[Record excerpts start]
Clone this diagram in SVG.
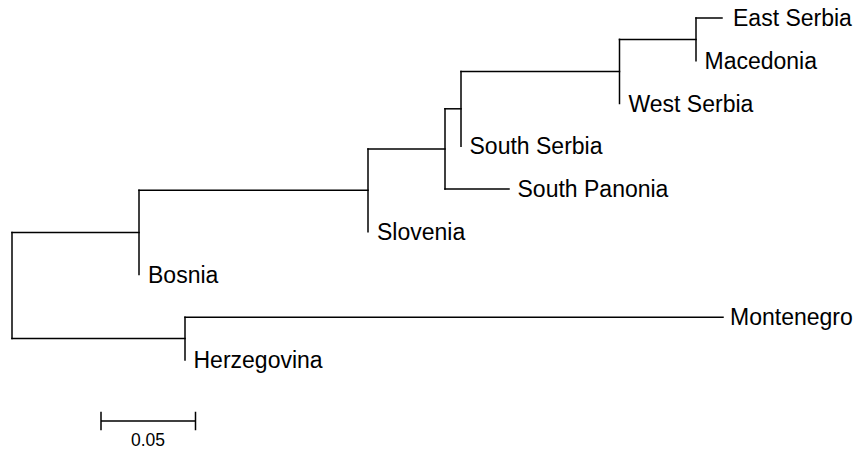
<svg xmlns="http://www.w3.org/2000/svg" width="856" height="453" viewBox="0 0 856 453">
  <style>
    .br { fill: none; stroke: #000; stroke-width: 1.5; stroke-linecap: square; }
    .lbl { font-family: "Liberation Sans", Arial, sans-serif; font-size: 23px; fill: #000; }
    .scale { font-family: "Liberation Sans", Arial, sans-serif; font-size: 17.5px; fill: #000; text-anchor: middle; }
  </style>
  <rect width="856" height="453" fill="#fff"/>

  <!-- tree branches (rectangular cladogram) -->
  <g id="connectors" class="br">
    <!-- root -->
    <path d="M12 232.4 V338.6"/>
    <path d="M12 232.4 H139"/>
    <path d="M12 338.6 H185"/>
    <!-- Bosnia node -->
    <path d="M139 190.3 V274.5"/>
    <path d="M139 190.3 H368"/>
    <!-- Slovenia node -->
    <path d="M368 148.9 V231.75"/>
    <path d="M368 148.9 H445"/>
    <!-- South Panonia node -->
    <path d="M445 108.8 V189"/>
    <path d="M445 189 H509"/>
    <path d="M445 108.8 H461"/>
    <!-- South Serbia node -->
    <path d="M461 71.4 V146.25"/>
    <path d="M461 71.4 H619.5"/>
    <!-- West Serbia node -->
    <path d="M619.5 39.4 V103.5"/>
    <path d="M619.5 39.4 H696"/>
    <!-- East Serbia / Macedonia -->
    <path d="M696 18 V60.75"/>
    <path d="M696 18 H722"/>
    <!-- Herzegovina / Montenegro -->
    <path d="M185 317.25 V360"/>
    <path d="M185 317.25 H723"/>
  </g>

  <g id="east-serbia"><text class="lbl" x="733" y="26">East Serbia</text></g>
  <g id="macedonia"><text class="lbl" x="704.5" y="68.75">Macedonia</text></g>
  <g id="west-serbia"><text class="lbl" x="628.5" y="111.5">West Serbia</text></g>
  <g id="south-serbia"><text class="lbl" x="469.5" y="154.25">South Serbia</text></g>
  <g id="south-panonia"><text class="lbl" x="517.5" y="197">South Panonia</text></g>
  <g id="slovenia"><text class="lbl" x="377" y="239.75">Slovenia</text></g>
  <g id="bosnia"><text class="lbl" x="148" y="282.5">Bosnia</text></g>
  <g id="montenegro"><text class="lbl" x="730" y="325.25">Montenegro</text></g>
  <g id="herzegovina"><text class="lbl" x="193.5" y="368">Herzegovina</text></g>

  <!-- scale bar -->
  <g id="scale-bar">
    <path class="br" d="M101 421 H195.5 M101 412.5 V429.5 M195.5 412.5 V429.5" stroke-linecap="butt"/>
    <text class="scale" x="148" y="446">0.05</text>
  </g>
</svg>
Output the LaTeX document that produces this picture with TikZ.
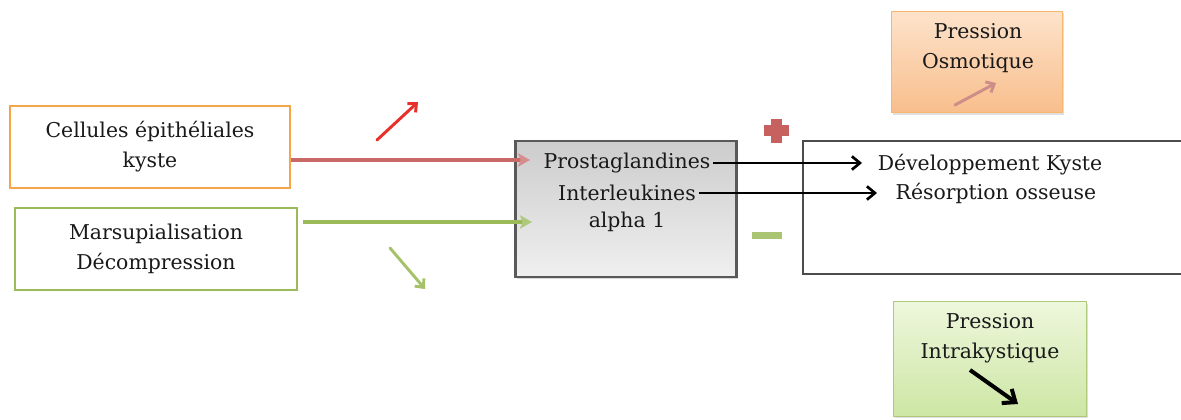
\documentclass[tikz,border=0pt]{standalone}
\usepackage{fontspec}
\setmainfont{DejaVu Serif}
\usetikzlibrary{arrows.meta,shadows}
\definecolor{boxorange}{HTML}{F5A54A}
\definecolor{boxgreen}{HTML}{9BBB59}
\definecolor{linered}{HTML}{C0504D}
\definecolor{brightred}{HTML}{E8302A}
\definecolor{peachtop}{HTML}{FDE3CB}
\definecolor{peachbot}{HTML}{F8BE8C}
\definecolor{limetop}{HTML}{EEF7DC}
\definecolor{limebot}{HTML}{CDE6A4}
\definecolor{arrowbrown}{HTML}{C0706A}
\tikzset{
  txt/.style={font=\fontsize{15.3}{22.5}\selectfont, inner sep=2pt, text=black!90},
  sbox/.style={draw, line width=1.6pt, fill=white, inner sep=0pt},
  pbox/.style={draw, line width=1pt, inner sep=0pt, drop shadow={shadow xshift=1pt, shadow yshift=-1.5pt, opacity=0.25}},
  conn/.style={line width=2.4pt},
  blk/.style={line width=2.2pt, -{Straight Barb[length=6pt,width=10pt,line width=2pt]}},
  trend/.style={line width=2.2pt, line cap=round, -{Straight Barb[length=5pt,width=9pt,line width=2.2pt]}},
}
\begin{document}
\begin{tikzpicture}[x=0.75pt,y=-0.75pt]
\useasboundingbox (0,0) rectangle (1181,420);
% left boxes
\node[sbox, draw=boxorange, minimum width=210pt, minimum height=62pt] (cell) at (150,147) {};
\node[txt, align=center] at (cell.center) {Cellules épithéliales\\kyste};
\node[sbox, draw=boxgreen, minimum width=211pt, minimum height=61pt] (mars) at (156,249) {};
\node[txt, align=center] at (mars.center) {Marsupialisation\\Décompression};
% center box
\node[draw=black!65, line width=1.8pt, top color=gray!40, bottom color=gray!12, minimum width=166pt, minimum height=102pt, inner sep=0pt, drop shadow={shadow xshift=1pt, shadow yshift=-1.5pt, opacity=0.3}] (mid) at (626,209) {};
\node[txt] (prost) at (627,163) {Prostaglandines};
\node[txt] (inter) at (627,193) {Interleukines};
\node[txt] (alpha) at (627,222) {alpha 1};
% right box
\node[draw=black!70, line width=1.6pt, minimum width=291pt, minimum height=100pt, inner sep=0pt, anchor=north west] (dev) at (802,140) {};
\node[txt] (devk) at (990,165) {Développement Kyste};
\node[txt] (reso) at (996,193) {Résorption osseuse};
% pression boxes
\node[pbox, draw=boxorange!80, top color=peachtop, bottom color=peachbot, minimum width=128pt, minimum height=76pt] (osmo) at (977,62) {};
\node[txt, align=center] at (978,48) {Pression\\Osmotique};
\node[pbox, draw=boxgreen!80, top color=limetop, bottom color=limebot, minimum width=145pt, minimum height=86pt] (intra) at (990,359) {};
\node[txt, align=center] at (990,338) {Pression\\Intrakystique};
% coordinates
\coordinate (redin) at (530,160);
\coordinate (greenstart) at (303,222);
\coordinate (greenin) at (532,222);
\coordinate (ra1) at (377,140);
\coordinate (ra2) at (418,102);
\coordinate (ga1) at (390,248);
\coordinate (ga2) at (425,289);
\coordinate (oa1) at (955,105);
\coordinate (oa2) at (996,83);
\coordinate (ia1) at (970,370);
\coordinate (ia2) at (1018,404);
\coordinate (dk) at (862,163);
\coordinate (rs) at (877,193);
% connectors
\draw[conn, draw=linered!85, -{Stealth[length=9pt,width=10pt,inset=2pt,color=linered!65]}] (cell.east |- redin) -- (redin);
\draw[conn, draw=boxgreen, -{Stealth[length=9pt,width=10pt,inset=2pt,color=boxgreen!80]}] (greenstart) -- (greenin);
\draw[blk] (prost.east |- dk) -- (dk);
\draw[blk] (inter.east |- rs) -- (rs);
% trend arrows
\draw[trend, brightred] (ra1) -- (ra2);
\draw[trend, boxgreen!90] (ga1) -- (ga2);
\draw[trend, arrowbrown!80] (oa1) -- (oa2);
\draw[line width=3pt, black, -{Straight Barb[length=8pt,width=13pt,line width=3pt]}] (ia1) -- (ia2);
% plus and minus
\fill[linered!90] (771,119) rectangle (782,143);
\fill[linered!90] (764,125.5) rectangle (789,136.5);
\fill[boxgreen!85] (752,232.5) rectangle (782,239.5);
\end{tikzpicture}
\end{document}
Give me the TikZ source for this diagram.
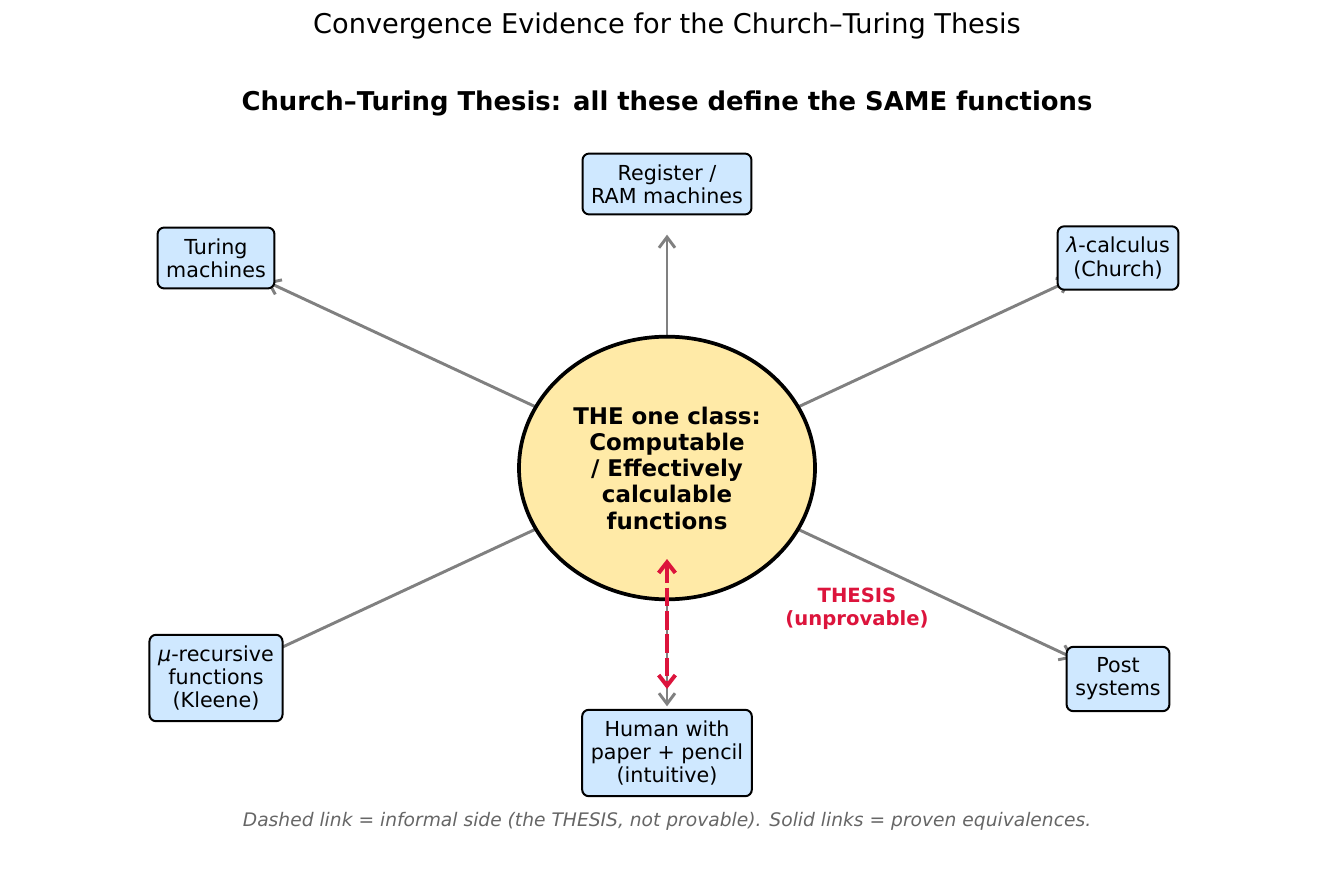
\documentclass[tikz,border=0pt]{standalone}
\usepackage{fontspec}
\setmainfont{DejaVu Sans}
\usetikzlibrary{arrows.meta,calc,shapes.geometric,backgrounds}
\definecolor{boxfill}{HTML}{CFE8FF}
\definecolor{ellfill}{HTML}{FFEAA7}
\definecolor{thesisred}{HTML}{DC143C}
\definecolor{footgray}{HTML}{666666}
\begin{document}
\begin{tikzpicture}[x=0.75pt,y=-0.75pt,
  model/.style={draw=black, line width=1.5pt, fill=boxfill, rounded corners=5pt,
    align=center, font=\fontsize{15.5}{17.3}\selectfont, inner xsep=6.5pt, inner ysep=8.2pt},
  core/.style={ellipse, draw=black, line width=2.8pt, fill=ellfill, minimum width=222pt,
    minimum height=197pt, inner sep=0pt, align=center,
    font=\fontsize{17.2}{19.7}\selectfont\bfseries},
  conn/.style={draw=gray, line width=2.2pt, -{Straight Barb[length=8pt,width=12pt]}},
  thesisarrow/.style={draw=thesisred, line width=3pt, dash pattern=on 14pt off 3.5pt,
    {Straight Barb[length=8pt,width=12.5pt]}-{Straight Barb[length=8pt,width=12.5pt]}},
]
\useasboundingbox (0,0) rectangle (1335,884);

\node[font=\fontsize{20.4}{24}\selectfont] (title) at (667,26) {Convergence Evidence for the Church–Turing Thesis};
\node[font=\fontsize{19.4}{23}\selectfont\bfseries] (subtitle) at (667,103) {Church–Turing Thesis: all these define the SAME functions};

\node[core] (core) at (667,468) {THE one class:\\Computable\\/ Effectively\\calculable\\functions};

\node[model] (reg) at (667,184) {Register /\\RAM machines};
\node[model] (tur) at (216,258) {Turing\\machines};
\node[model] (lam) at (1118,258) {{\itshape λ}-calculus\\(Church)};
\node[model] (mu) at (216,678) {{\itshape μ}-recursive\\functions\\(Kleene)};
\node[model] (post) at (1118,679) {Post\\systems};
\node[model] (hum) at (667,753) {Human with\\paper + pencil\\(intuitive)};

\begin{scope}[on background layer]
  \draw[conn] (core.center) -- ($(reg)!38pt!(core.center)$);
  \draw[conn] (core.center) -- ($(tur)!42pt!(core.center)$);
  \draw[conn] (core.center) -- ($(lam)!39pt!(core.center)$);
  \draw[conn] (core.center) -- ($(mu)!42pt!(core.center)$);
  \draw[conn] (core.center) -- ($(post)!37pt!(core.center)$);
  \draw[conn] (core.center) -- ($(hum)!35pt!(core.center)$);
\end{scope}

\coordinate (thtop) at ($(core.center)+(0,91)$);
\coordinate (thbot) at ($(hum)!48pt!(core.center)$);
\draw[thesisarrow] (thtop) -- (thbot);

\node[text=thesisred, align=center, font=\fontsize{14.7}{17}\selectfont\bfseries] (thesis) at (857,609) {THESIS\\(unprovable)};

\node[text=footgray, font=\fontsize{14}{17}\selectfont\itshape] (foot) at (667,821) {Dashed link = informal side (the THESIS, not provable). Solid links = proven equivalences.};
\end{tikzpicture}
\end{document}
[Record excerpts end]
- Brief -
The material above holds pictures; leave them out. Repeat exactly the lines from the one containing "Give me the TikZ source for this diagram." through the one containing "(0,0) rectangle (1335,884);", and nothing else.

- The output -
Give me the TikZ source for this diagram.
\documentclass[tikz,border=0pt]{standalone}
\usepackage{fontspec}
\setmainfont{DejaVu Sans}
\usetikzlibrary{arrows.meta,calc,shapes.geometric,backgrounds}
\definecolor{boxfill}{HTML}{CFE8FF}
\definecolor{ellfill}{HTML}{FFEAA7}
\definecolor{thesisred}{HTML}{DC143C}
\definecolor{footgray}{HTML}{666666}
\begin{document}
\begin{tikzpicture}[x=0.75pt,y=-0.75pt,
  model/.style={draw=black, line width=1.5pt, fill=boxfill, rounded corners=5pt,
    align=center, font=\fontsize{15.5}{17.3}\selectfont, inner xsep=6.5pt, inner ysep=8.2pt},
  core/.style={ellipse, draw=black, line width=2.8pt, fill=ellfill, minimum width=222pt,
    minimum height=197pt, inner sep=0pt, align=center,
    font=\fontsize{17.2}{19.7}\selectfont\bfseries},
  conn/.style={draw=gray, line width=2.2pt, -{Straight Barb[length=8pt,width=12pt]}},
  thesisarrow/.style={draw=thesisred, line width=3pt, dash pattern=on 14pt off 3.5pt,
    {Straight Barb[length=8pt,width=12.5pt]}-{Straight Barb[length=8pt,width=12.5pt]}},
]
\useasboundingbox (0,0) rectangle (1335,884);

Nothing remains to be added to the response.